Bugün, 12 Aralık 2024 Perşembe

B.Rahmi ÖZEN


DİRİLEN MİRYAM

DİRİLEN MİRYAM


 Sancı içinde bir ruh taşır,  Firavun yürekli adam.
Doğum iki çeşittir. Birisi ilk doğum… 
Mecburi doğumdur, bu. Bu doğumda seçenek senin elinde değildir. Babanı seçemezsin, ananı seçemezsin, çevreni seçemez, yöreni, ırkını, dilini seçemezsin. Yaratıcının iradesindedir. Senin bir tercihin söz konusu değildir. 
Bir ikinci doğum daha vardır. Bu doğum ihtiyari doğumdur. Çalışarak ve aklı çalıştırarak kazanılır. 
Demem o ki; hidayete erdikten sonraki hayat, yeni bir doğumdur, insan için. Ölümden uyanmak gibi bir şey...

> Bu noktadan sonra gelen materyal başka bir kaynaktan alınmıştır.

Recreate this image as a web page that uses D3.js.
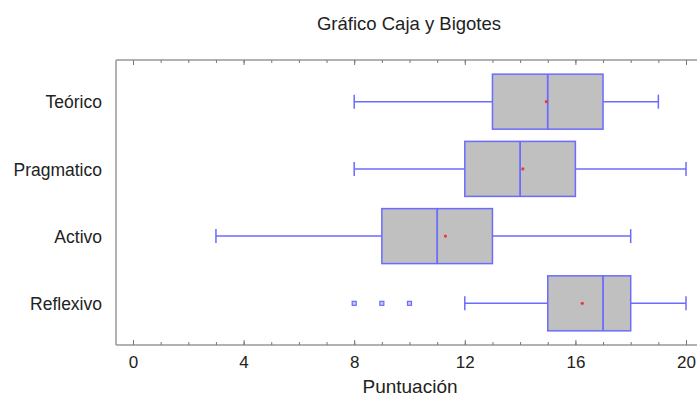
<!DOCTYPE html>
<html>
<head>
<meta charset="utf-8">
<script src="https://cdn.jsdelivr.net/npm/d3@7"></script>
<style>
  body { margin: 0; background: #fff; }
  svg { font-family: "Liberation Sans", Arial, sans-serif; }
</style>
</head>
<body>
<script>
// data
var categories = ["Teórico", "Pragmatico", "Activo", "Reflexivo"];
var whiskerLow  = [8, 8, 3, 12];
var q1          = [13, 12, 9, 15];
var medians     = [15, 14, 11, 17];
var q3          = [17, 16, 13, 18];
var whiskerHigh = [19, 20, 18, 20];
var means       = [14.95, 14.1, 11.3, 16.25];
var outliers    = [[], [], [], [8, 9, 10]];
var xTicks      = [0, 4, 8, 12, 16, 20];

var width = 697, height = 398;
// note: "top" is reserved on window, so use plot* names
var plotLeft = 116, plotTop = 60, plotBottom = 345, plotRight = 700;

var svg = d3.select("body").append("svg")
  .attr("width", width)
  .attr("height", height);

var x = d3.scaleLinear().domain([0, 20]).range([133, 686]);
var y = d3.scalePoint().domain(categories).range([plotTop, plotBottom]).padding(0.62);
var boxH = 55, capH = 14;
var blue = "#6b6bff";

// frame lines
function frameLine(x1, y1, x2, y2) {
  svg.append("line").attr("x1", x1).attr("x2", x2).attr("y1", y1).attr("y2", y2)
    .attr("stroke", "#999").attr("stroke-width", 1.5);
}
frameLine(plotLeft, plotTop, plotRight, plotTop);
frameLine(plotLeft, plotBottom, plotRight, plotBottom);
frameLine(plotLeft, plotTop, plotLeft, plotBottom);

// minor + major ticks, bottom and top (pointing inward)
function tickAxis(axis, vals, size, ty, labels) {
  var g = svg.append("g").attr("transform", "translate(0," + ty + ")")
    .call(axis(x).tickValues(vals).tickSize(size).tickPadding(11)
      .tickFormat(labels ? d3.format("d") : ""));
  g.select(".domain").remove();
  g.selectAll(".tick line").attr("stroke", "#777");
  g.selectAll("text").attr("fill", "#222").style("font-size", "17px");
  return g;
}
tickAxis(d3.axisBottom, d3.range(0, 21), -3, plotBottom, false);
tickAxis(d3.axisBottom, xTicks, -5, plotBottom, true);
tickAxis(d3.axisTop, d3.range(0, 21), -3, plotTop, false);
tickAxis(d3.axisTop, xTicks, -5, plotTop, false);

// category labels
svg.append("g").selectAll("text").data(categories).enter().append("text")
  .attr("x", 102)
  .attr("y", function(d) { return y(d); })
  .attr("dy", "0.38em")
  .attr("text-anchor", "end")
  .attr("fill", "#222")
  .style("font-size", "17.5px")
  .text(function(d) { return d; });

// boxes
var rows = categories.map(function(c, i) {
  return {cat: c, lo: whiskerLow[i], q1: q1[i], med: medians[i], q3: q3[i],
          hi: whiskerHigh[i], mean: means[i], out: outliers[i]};
});

var g = svg.append("g").selectAll("g").data(rows).enter().append("g");

g.append("line")
  .attr("x1", function(d) { return x(d.lo); })
  .attr("x2", function(d) { return x(d.q1); })
  .attr("y1", function(d) { return y(d.cat); })
  .attr("y2", function(d) { return y(d.cat); })
  .attr("stroke", blue).attr("stroke-width", 1.5);
g.append("line")
  .attr("x1", function(d) { return x(d.q3); })
  .attr("x2", function(d) { return x(d.hi); })
  .attr("y1", function(d) { return y(d.cat); })
  .attr("y2", function(d) { return y(d.cat); })
  .attr("stroke", blue).attr("stroke-width", 1.5);
// caps
["lo", "hi"].forEach(function(k) {
  g.append("line")
    .attr("x1", function(d) { return x(d[k]); })
    .attr("x2", function(d) { return x(d[k]); })
    .attr("y1", function(d) { return y(d.cat) - capH / 2; })
    .attr("y2", function(d) { return y(d.cat) + capH / 2; })
    .attr("stroke", blue).attr("stroke-width", 1.5);
});

g.append("rect")
  .attr("x", function(d) { return x(d.q1); })
  .attr("width", function(d) { return x(d.q3) - x(d.q1); })
  .attr("y", function(d) { return y(d.cat) - boxH / 2; })
  .attr("height", boxH)
  .attr("fill", "#c0c0c0")
  .attr("stroke", blue).attr("stroke-width", 1.5);

g.append("line")
  .attr("x1", function(d) { return x(d.med); })
  .attr("x2", function(d) { return x(d.med); })
  .attr("y1", function(d) { return y(d.cat) - boxH / 2; })
  .attr("y2", function(d) { return y(d.cat) + boxH / 2; })
  .attr("stroke", blue).attr("stroke-width", 1.8);

g.append("circle")
  .attr("cx", function(d) { return x(d.mean); })
  .attr("cy", function(d) { return y(d.cat); })
  .attr("r", 1.6)
  .attr("fill", "#e83a3a");

g.each(function(d) {
  d3.select(this).selectAll(".out").data(d.out).enter().append("rect")
    .attr("class", "out")
    .attr("x", function(v) { return x(v) - 2; })
    .attr("y", y(d.cat) - 2)
    .attr("width", 4).attr("height", 4)
    .attr("fill", "#c8c8ff")
    .attr("stroke", blue).attr("stroke-width", 1.2);
});

// titles
svg.append("text")
  .attr("x", 409).attr("y", 30)
  .attr("text-anchor", "middle")
  .attr("fill", "#222")
  .style("font-size", "18.5px")
  .text("Gráfico Caja y Bigotes");

svg.append("text")
  .attr("x", 410).attr("y", 393)
  .attr("text-anchor", "middle")
  .attr("fill", "#222")
  .style("font-size", "19px")
  .text("Puntuación");
</script>
</body>
</html>
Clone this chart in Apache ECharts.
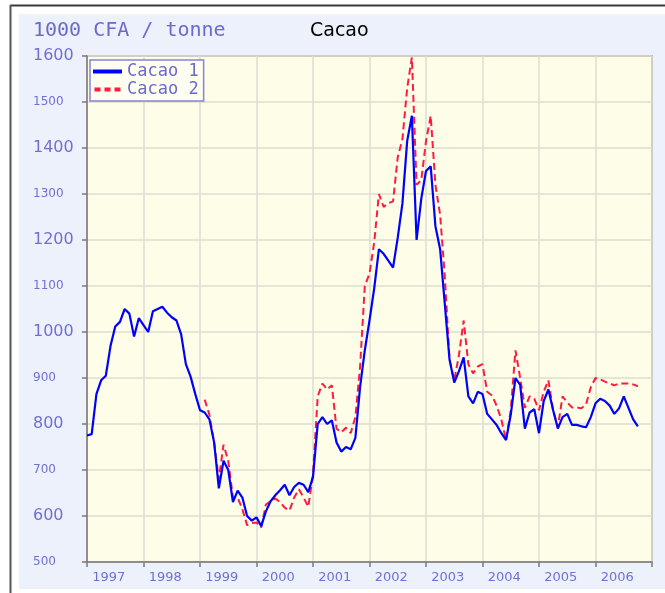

Bak, şimdi sana gerçek bir hikâye anlatayım. Hz. İsa, ölüleri dirilten bir Peygamberdi.  Bir gün kendisine Azer adında birinin çok hasta olduğu, gelip iyileştirmesi için haber İsa  Peygambere salındığında, Zeytinlik dağı denilen yerde talebelerine ders verirken Azer'in memleketine gitmesini geciktirmiştir. Azer'in iki kızından Mariya dindar ve yardımsevermiş. Küçük kızı Miryam, maceraperest, zevk ve safa düşkünü olduğu için Azer'in ve ailesinin üzüntü kaynağı olmuş. Bazen günlerce eve gelmez; zevk ve safa meclislerinin birinden öbürüne savrulduğu, bir erkeğin kucağından diğerine koştuğu söylenirmiş.  Söylentileri duyan babası Azer, kızının içine düştüğü kötü hayatın üzüntüsünden hastalanmış, yataklara düşmüş. 
Hz. İsa Zeytinlik dağından inip Azer'in evine gittiğinde; ev halkını yasta bulmuş. 

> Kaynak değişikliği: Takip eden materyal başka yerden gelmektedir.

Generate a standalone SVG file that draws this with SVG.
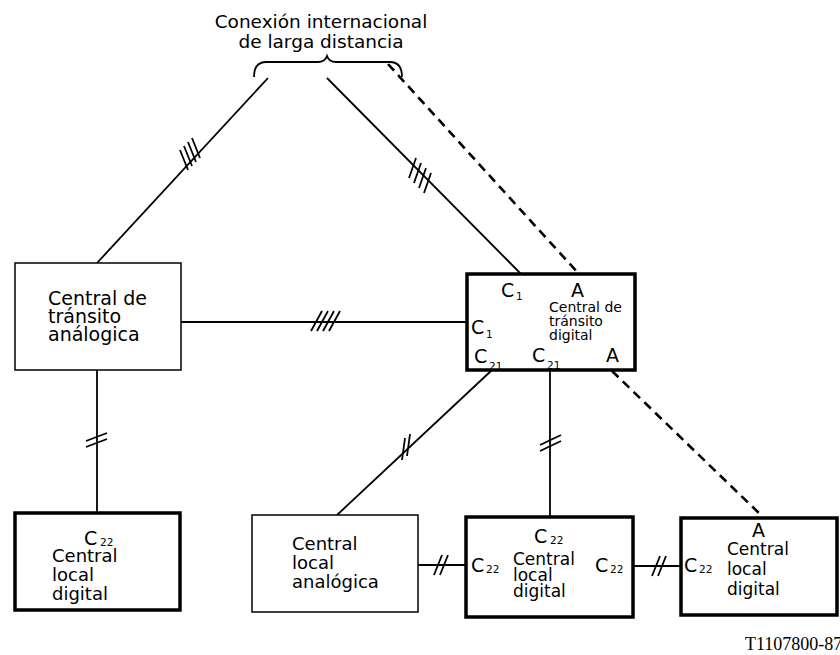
<svg xmlns="http://www.w3.org/2000/svg" width="840" height="655" viewBox="0 0 840 655">
<style>
.t{font-family:"DejaVu Sans","Liberation Sans",sans-serif;fill:#000}
.b{font-size:18px}
.s{font-size:14px}
.c{font-size:19px}
.sub{font-size:10.5px}
.thin{fill:#fff;stroke:#000;stroke-width:1.5}
.thick{fill:#fff;stroke:#000;stroke-width:3.5}
.ln{stroke:#000;stroke-width:1.8;fill:none}
.tk{stroke:#000;stroke-width:1.8;fill:none}
.dash{stroke:#000;stroke-width:2.6;fill:none;stroke-dasharray:9 6}
</style>
<rect width="840" height="655" fill="#fff"/>
<g id="title">
<text class="t" x="321" y="28" font-size="18.5" text-anchor="middle">Conexión internacional</text>
<text class="t" x="321" y="48" font-size="18.5" text-anchor="middle">de larga distancia</text>
<path d="M254,77 Q254,62 266,62 L318,62 Q325,62 327,56 Q329,62 336,62 L390,62 Q402,62 402,77" class="ln"/>
</g>
<g id="connectors">
<line x1="268" y1="78" x2="97" y2="263" class="ln"/>
<line x1="327" y1="78" x2="521" y2="274" class="ln"/>
<line x1="388" y1="64" x2="579" y2="274" class="dash"/>
<line x1="612" y1="371" x2="763" y2="517" class="dash"/>
<line x1="181" y1="322" x2="467" y2="322" class="ln"/>
<line x1="97" y1="370" x2="97" y2="513" class="ln"/>
<line x1="492" y1="370" x2="337" y2="515" class="ln"/>
<line x1="550" y1="370" x2="550" y2="517" class="ln"/>
<line x1="418" y1="565" x2="466" y2="565" class="ln"/>
<line x1="633" y1="566" x2="681" y2="566" class="ln"/>
<g class="tk">
<path d="M180,150 l8,20 M184,146 l8,20 M188,142 l8,20 M192,138 l8,20"/>
<path d="M416,158 l-7,20 M421,163 l-7,20 M426,168 l-7,20 M431,173 l-7,20"/>
<path d="M322,311 l-11,20 M328,311 l-11,20 M334,311 l-11,20 M340,311 l-11,20"/>
<path d="M86,441 l21,-8 M86,447 l21,-8"/>
<path d="M405,438 l-3,22 M410,434 l-3,22"/>
<path d="M540,445 l21,-10 M540,451 l21,-10"/>
<path d="M442,555 l-8,20 M448,555 l-8,20"/>
<path d="M660,556 l-8,20 M666,556 l-8,20"/>
</g>
</g>
<g id="transito-analogica">
<rect x="15" y="263" width="166" height="107" class="thin"/>
<text class="t" x="48" y="305" font-size="19">Central de</text>
<text class="t" x="48" y="323" font-size="19">tránsito</text>
<text class="t" x="48" y="341" font-size="19">análogica</text>
</g>
<g id="transito-digital">
<rect x="467" y="274" width="168" height="96" class="thick"/>
<text class="t c" x="501" y="297">C</text><text class="t sub" x="516" y="300">1</text>
<text class="t c" x="571" y="297" font-size="20">A</text>
<text class="t s" x="549" y="312">Central de</text>
<text class="t s" x="549" y="326">tránsito</text>
<text class="t s" x="549" y="340">digital</text>
<text class="t c" x="471" y="334">C</text><text class="t sub" x="486" y="338">1</text>
<text class="t c" x="474" y="363">C</text><text class="t sub" x="489" y="370">21</text>
<text class="t c" x="532" y="362">C</text><text class="t sub" x="547" y="369">21</text>
<text class="t c" x="606" y="362" font-size="20">A</text>
</g>
<g id="local-digital-1">
<rect x="15" y="513" width="165" height="97" class="thick"/>
<text class="t c" x="84" y="545">C</text><text class="t sub" x="100" y="546">22</text>
<text class="t b" x="52" y="562">Central</text>
<text class="t b" x="52" y="581">local</text>
<text class="t b" x="52" y="600">digital</text>
</g>
<g id="local-analogica">
<rect x="252" y="515" width="166" height="97" class="thin"/>
<text class="t b" x="292" y="550">Central</text>
<text class="t b" x="292" y="569">local</text>
<text class="t b" x="292" y="588">analógica</text>
</g>
<g id="local-digital-2">
<rect x="466" y="517" width="167" height="100" class="thick"/>
<text class="t c" x="534" y="543">C</text><text class="t sub" x="550" y="544">22</text>
<text class="t c" x="471" y="572">C</text><text class="t sub" x="486" y="573">22</text>
<text class="t" x="513" y="565" font-size="17">Central</text>
<text class="t" x="513" y="581" font-size="17">local</text>
<text class="t" x="513" y="597" font-size="17">digital</text>
<text class="t c" x="595" y="572">C</text><text class="t sub" x="610" y="573">22</text>
</g>
<g id="local-digital-3">
<rect x="681" y="518" width="156" height="97" class="thick"/>
<text class="t c" x="752" y="537">A</text>
<text class="t" x="727" y="555" font-size="17">Central</text>
<text class="t" x="727" y="575" font-size="17">local</text>
<text class="t" x="727" y="595" font-size="17">digital</text>
<text class="t c" x="684" y="572">C</text><text class="t sub" x="699" y="573">22</text>
</g>
<text x="745" y="650" style="font-family:'Liberation Serif',serif;font-size:18px">T1107800-87</text>
</svg>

Meğer Azer ölmüşmüş. Hz. İsa, oradayken içeri; saçı başı dağınık, elbisesi yarı kapalı yarı açık bir kadın girmiş. Kadın, Mariya'nın ayaklarına hıçkırıklar içinde ağlayarak kıvrılıvermiş. 
Hz. İsa, bu olaya şaşınca, Mariya; o kadının, kız kardeşi Miryam olduğunu söylemiş. 

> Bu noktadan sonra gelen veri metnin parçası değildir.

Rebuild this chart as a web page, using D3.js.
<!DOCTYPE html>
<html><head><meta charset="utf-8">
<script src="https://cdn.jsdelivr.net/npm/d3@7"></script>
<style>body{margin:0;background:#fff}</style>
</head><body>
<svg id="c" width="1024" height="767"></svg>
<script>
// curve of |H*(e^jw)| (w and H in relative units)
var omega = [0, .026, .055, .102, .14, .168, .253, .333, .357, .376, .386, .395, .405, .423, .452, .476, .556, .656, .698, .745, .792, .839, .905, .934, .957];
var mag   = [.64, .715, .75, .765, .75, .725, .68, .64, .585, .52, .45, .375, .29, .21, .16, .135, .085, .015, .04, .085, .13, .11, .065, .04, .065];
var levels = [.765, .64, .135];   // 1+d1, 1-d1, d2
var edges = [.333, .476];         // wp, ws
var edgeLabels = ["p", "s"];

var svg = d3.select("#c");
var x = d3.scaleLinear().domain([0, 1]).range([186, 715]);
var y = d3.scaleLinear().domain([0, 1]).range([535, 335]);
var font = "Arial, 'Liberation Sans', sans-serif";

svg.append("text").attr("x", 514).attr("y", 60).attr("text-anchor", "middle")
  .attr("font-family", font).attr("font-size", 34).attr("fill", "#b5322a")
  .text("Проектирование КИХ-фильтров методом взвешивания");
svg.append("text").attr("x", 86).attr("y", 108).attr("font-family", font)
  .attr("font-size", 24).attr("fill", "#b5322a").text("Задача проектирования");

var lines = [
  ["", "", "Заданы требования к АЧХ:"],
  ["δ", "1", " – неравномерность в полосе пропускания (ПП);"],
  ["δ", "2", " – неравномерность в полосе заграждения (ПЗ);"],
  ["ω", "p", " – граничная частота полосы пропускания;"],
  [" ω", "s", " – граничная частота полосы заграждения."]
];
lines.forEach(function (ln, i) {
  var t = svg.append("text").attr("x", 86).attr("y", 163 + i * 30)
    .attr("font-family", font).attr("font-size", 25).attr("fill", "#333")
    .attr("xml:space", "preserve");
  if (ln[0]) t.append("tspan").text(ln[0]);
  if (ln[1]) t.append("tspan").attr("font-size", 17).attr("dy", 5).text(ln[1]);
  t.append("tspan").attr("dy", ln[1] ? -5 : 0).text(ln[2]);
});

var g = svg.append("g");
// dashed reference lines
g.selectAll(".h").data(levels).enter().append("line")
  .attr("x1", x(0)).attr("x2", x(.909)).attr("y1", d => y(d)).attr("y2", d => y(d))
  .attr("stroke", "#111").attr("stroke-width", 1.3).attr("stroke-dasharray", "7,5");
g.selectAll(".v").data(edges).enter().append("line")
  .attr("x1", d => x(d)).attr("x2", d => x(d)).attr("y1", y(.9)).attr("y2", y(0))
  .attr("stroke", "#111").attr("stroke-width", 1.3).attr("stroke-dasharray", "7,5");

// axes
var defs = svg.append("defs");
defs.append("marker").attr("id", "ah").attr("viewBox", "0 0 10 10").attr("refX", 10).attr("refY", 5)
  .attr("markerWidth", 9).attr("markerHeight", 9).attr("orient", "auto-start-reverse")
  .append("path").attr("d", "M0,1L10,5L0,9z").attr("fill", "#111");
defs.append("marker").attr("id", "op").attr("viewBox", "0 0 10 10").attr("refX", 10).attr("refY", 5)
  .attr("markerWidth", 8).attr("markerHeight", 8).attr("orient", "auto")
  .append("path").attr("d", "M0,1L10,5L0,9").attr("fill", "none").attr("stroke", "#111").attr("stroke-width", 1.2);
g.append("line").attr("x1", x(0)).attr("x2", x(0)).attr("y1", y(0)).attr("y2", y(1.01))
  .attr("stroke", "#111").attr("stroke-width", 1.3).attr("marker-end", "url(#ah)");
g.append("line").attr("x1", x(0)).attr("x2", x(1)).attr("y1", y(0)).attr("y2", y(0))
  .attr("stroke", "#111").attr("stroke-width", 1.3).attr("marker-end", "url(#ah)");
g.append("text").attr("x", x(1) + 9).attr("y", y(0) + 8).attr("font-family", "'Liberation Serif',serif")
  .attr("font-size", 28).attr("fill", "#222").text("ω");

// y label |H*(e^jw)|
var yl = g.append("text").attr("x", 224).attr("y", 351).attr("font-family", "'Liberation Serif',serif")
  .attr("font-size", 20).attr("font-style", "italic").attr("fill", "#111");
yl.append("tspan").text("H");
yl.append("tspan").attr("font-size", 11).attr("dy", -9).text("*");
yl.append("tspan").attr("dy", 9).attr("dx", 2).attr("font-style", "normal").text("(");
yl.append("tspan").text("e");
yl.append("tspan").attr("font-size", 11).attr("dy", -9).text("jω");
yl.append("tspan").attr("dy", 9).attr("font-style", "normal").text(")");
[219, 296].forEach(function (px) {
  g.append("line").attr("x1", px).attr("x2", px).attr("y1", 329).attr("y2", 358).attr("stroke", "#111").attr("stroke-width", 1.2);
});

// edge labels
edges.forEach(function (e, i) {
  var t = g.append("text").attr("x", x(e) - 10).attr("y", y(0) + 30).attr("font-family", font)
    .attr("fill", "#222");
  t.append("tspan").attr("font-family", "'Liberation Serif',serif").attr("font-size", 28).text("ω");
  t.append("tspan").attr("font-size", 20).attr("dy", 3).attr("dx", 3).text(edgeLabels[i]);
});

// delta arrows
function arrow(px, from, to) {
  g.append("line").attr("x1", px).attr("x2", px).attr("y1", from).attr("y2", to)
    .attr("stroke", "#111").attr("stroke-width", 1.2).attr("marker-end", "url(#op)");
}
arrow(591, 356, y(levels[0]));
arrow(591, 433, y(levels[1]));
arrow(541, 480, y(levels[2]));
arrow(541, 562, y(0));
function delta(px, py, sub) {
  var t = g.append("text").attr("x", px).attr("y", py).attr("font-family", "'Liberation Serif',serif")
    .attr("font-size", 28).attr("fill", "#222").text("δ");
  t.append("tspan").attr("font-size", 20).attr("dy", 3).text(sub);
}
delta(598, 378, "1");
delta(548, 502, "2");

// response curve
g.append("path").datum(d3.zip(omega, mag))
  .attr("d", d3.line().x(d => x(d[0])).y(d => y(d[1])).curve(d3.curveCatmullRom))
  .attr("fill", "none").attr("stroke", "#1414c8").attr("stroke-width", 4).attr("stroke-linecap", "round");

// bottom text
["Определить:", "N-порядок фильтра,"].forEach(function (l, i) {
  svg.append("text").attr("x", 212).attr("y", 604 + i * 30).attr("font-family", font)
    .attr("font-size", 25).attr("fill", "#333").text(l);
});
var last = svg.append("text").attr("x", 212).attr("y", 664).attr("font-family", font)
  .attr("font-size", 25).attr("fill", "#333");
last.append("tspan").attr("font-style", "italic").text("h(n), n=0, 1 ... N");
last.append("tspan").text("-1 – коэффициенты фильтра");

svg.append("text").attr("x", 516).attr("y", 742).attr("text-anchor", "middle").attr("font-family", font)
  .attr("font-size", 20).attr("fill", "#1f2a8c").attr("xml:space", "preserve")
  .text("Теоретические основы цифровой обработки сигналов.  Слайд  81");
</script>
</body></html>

Miryam, babası Azer'e ağlamış ağlamış, onun değerini bilmediğini, onu çok üzdüğünü hıçkırıklarla dile getirmiş. Hz. İsa'nın anası Hz. Meryem de oradaymış. Mariya, Hz. Meryem'in ellerine sarılmış; 'Meryem Ana demiş, oğlunuz İsa'nın bir Peygamber olduğunu ve Hak dinini anlattığını duydum. O, aynı zamanda Allah'ın izniyle hastalara şifa dağıtır, ölüleri diriltirmiş diye duydum.  Biz, sizden yardım istedik ama siz yetişemediniz.' demiş. 
Azer'in kızları ve ailesi, İsa Mesih'e yalvaran gözlerle bakmışlar. 
Hz. Meryem; 'İsa Mesih, Allah'ın izniyle babanızı iyi eder.' demiş. 
Kızlar; 'Ama bizim babamız üç gün önce öldü.' demişler.  
Hz. İsa, onlara Hak dinini anlatmış, Allah'ın resulü olduğunu söylemiş. Birlikte evden çıkarak Azer'in gömülü bulunduğu mezarlığa gitmişler. Hz. İsa mezarın toprağına elini sürmüş ve dua etmiş. Mezarın altından duyulan sesler arasında Azer, üzerindeki toprakları atıp ayağa kalkmış. Büyük kızı Mariya, olay karşısında bayılmış. Bazılarının dili tutulmuş. 
Azer'le birlikte hayata yeniden kavuşan Miryam secdeye kapanmış. Azer, oradakilere; kendisine ne olduğunu sormuş. 'Ölmüştün, İsa Mesih'in nefesiyle dirildin!' demişler. Bütün aile fertleri birbirine sarılmış. Miryam da yeniden doğmuş. Yani tövbe edip imana gelmiş. 
Burada asıl dirilen Azer değil, hafif meşrep bir hayat yolunda hayatını harcayan Miryam'dır.  Miryam, o saatten sonra Hz. İsa'nın tebliğ ettiği hak dine öyle bağlanmış ki; Meryem Ananın dizinin dibinden bir lahza ayrılmamış. Ve tövbe edip hak dine girdikten sonra gözlerinin yaşı hiç kurumamış.